When Wal-Mart started a DVD subscription service in November 2002, Netflix stock dropped to $2.50. I was surprised they entered the market, but I knew that they wouldn't be as focused as we are. We competed in 2003 and 2004, but last spring, Wal-Mart realized it had such a huge opportunity to sell DVDs that a rental service didn't make much sense.

I had dinner with the CEO of Walmart.com, and eventually we came to an arrangement where basically the companies promoted one another. We're not celebrating victory at Netflix, though, because Wal-Mart never gave its best shot. Whereas Blockbuster is spending hundreds of millions of dollars, so when we beat them, it will be celebratory.

One mistake I made was waiting until 2002 to open regional warehouses for local distribution centers. Overnight delivery is so exciting to our customers and we were getting way too many complaints from subscribers that they had to wait too long. I learned from our mistake. We now have 36 warehouses spread out around the country.

Our focus is on getting to five million, 10 million, 20 million subscribers and becoming a company like HBO that transforms the entertainment industry. We want producers and directors to be able to find the right audience, to change the experience of helping people find movies they love. Netflix has customer loyalty; it's a passion brand. I've always thought trying to change consumer behavior is scary, and most companies that promote that fail. But when it works, like iPod, it works big.

"We want to be ready when video-on-demand happens. That's why the company is Netflix, not DVD-by-mail."
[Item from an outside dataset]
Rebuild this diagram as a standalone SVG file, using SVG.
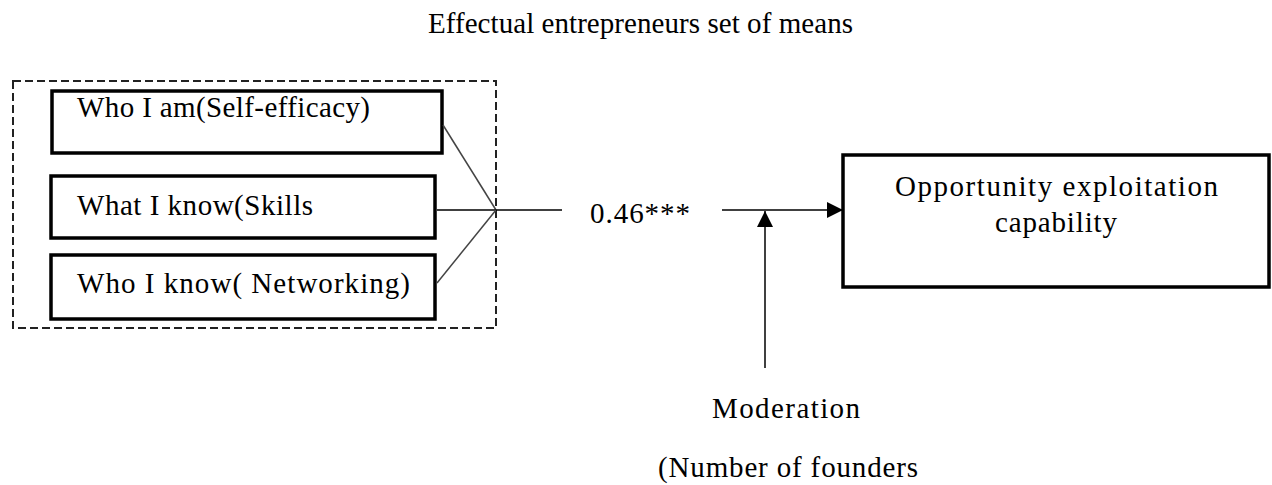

DVDs will continue to generate big profits in the near future. Netflix has at least another decade of dominance ahead of it. But movies over the Internet are coming, and at some point it will become big business. We started investing 1% to 2% of revenue every year in downloading, and I think it's tremendously exciting because it will fundamentally lower our mailing costs. We want to be ready when video-on-demand happens. That's why the company is called Netflix, not DVD-by-Mail.

I joined the Peace Corps after graduate school and went to teach high school math in Swaziland, out of a combination of service and adventure. It was an extremely satisfying experience. Taking smart risks can be very gratifying. Guessing right is a skill developed over time. Not all smart risks work out, but many of them do.

I got back into education after leaving Pure Software, helping the passage of California Proposition 39, which lowered the threshold for voters to pass a school bond from two-thirds to a 55% majority. I also spent three years as president of the state board of education. I'm currently funding a study at Stanford of 300 schools, examining why there are so many variants in similar student demographics. It's not a level playing field in K through 12 and we have to make it more equitable and successful to enhance what should be the strength of society, public education. I am an active supporter of the charter school movement. California is steadily adding 60 to 80 a year, which is healthy.

I have a home theater and watch a lot of movies, but my wife and I still go to the theater a couple of times a month because I like to get the popcorn and sit in the dark with an audience.

I don't want to get into production. There are passionate, talented filmmakers out there and I would pollute the craft.

I'm happy where I am. It's been eight years at Netflix and I feel it's just beginning. I have no need or desire to be acquired. We're making money, haven't used cash for three years, and have no problem with scale sufficiency. Being an entrepreneur is about patience and persistence, not the quick buck, and everything great is hard and takes a long time.

If we can transform the movie biz by making it easier for people to discover movies they will love and for producers and directors to find the right audience through Netflix, and can transform public education through charter schools, that's enough for me.